— Exercise details —
Work through the data below and give the number of lines holding "matplotlib", nothing more.

— Entries with chart source code —
══════════
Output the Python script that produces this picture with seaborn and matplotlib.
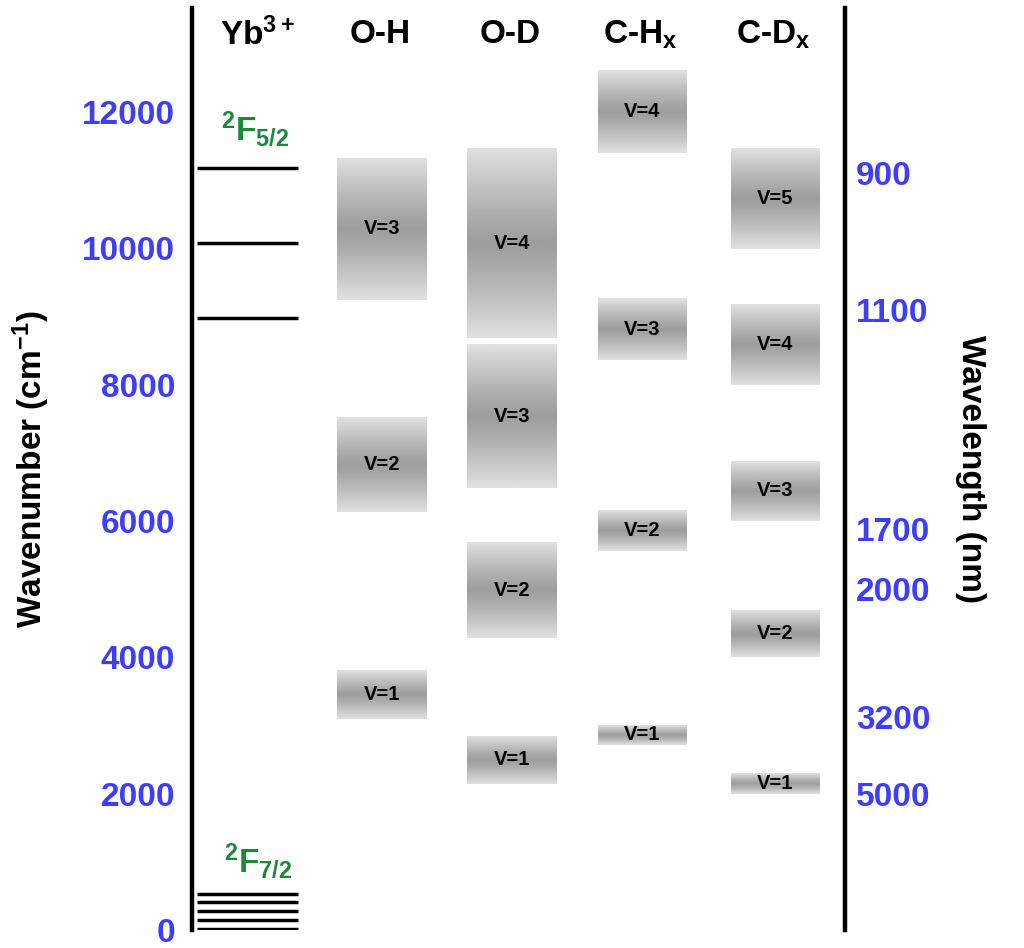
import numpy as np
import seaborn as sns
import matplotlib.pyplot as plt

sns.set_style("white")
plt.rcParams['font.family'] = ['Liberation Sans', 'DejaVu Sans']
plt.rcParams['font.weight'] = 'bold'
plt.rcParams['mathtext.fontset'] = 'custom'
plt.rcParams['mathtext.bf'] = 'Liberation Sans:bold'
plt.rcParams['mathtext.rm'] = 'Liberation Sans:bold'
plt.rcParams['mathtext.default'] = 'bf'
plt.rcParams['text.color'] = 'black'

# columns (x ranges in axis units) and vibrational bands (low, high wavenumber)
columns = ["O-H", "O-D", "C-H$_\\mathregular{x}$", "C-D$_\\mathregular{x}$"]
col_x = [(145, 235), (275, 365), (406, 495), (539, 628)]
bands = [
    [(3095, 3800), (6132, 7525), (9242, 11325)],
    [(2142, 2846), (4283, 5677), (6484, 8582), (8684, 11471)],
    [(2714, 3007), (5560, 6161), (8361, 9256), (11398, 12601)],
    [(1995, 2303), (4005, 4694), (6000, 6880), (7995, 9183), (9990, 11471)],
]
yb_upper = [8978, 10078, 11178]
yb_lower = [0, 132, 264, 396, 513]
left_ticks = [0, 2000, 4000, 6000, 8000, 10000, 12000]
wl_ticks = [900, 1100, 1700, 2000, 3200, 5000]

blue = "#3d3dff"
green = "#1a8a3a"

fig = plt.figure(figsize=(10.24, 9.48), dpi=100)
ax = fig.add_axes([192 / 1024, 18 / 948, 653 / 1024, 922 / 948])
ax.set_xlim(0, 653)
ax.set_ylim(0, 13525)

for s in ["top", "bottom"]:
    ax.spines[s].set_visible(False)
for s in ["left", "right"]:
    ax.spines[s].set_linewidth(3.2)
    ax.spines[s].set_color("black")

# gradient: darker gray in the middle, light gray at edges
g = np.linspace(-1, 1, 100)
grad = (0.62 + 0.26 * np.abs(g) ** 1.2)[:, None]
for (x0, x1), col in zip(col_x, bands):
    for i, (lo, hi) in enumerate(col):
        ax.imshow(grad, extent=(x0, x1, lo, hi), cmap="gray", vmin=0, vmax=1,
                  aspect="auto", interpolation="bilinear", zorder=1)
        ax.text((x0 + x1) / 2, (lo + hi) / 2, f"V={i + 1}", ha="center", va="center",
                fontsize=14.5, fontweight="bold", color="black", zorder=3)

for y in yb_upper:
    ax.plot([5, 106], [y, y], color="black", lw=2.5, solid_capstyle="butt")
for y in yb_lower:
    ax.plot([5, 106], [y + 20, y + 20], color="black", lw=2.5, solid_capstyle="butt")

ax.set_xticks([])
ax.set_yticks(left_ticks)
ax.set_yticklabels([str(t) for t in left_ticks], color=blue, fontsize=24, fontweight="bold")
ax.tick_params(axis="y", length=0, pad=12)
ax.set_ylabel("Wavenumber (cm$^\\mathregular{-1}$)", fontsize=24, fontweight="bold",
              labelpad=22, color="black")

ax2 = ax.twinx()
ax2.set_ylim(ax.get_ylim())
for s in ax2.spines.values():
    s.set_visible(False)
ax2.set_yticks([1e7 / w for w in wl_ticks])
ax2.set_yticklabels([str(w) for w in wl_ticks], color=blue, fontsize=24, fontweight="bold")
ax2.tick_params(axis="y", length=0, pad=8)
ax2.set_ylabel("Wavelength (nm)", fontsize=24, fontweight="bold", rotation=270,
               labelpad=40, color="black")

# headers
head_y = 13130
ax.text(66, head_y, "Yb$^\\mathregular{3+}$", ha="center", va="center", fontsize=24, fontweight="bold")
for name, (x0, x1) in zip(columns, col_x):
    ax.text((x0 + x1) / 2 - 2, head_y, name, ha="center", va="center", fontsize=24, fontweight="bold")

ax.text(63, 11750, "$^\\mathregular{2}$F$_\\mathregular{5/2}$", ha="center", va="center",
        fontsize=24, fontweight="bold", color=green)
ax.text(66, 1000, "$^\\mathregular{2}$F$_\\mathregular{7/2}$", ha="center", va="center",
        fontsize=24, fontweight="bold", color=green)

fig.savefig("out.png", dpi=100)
══════════
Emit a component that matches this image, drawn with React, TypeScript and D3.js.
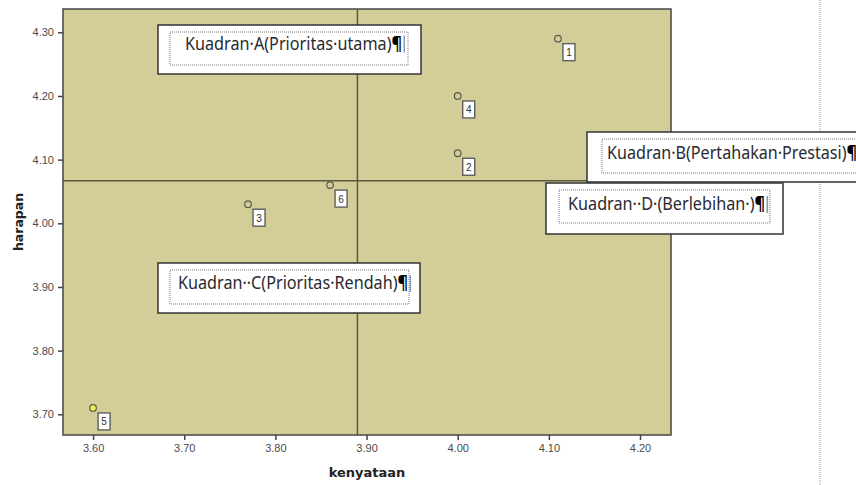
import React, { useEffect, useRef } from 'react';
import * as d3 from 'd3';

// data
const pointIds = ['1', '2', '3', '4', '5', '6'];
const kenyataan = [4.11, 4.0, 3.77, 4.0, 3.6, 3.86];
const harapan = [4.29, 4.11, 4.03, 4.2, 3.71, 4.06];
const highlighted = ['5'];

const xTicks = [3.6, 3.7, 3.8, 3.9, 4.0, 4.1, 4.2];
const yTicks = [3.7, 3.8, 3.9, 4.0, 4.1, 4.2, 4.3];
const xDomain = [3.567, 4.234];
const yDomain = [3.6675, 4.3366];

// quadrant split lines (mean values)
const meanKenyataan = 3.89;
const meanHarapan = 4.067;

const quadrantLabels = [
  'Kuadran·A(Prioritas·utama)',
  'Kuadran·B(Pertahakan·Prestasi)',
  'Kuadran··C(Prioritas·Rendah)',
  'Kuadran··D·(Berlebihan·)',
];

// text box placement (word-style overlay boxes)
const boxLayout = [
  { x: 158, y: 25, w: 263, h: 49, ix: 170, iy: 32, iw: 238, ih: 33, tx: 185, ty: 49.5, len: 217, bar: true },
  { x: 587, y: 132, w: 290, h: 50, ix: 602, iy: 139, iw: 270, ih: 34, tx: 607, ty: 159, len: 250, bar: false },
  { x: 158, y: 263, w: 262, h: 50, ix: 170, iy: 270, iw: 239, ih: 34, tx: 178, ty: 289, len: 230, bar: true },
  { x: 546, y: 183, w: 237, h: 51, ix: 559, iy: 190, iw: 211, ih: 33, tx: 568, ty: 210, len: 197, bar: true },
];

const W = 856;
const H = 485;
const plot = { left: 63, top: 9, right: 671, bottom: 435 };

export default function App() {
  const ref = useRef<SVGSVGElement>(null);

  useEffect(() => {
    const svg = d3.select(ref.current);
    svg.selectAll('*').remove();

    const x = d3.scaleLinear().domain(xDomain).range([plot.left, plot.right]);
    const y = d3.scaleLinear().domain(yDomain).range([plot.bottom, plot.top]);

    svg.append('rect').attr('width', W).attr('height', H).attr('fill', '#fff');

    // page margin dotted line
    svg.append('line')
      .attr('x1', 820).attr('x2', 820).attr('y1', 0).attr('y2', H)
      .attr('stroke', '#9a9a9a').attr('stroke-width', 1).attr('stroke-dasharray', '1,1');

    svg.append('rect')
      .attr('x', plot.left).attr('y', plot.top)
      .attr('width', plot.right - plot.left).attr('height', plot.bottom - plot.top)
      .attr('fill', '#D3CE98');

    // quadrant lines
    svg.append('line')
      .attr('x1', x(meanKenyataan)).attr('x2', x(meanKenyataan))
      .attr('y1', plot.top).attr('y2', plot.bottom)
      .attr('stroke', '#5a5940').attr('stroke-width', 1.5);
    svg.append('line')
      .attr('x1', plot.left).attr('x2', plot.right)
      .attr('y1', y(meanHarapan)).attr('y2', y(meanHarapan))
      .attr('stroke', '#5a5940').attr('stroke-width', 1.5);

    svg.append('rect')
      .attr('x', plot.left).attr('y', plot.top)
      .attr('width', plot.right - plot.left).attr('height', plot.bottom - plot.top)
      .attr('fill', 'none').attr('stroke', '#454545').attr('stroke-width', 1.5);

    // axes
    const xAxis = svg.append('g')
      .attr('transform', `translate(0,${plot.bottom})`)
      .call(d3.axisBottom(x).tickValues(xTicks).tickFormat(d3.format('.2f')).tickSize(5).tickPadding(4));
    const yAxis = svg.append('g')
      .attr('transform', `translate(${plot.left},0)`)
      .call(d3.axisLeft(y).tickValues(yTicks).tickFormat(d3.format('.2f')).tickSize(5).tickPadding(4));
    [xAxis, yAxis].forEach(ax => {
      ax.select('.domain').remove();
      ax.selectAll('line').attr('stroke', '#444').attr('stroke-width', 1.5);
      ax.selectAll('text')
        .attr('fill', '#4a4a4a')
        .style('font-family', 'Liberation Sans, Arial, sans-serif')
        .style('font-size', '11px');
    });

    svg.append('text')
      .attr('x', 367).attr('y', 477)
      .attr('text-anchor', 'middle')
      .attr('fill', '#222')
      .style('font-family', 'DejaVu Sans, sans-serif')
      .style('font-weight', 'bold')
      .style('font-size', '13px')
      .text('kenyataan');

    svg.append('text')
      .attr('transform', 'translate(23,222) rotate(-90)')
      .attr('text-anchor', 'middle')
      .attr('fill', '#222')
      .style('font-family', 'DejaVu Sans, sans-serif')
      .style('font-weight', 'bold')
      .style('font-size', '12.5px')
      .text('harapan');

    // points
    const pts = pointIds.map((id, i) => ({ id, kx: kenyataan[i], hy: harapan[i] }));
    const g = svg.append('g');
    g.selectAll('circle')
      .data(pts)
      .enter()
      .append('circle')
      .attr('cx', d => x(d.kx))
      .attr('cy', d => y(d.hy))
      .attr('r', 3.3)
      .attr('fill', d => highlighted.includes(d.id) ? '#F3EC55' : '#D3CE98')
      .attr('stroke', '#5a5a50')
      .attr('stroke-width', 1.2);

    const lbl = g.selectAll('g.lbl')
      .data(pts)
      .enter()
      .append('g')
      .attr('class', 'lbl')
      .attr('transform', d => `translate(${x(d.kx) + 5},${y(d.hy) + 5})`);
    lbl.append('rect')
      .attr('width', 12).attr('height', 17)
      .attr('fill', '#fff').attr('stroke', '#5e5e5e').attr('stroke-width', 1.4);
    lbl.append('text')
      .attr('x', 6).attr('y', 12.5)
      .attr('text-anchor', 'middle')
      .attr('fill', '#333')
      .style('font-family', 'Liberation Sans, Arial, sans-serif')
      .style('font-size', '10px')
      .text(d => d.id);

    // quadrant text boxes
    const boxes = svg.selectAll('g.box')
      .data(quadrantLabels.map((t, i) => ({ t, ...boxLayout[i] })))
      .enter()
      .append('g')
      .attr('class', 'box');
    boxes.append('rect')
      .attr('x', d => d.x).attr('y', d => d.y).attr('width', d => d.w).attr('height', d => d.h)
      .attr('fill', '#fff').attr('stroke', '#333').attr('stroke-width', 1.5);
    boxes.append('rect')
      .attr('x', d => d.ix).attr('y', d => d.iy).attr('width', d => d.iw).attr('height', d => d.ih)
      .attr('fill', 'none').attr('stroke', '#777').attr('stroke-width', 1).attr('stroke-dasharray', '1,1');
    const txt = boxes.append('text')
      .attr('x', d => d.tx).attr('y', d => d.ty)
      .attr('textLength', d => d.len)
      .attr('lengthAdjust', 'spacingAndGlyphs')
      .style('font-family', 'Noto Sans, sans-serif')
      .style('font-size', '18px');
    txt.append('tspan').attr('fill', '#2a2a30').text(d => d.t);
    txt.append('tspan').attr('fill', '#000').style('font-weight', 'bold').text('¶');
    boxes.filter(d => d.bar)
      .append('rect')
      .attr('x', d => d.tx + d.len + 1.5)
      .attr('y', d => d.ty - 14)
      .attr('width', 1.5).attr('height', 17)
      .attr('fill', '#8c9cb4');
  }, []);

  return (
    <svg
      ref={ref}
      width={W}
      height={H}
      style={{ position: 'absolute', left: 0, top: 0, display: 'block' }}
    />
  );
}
══════════
— Complete answer —
2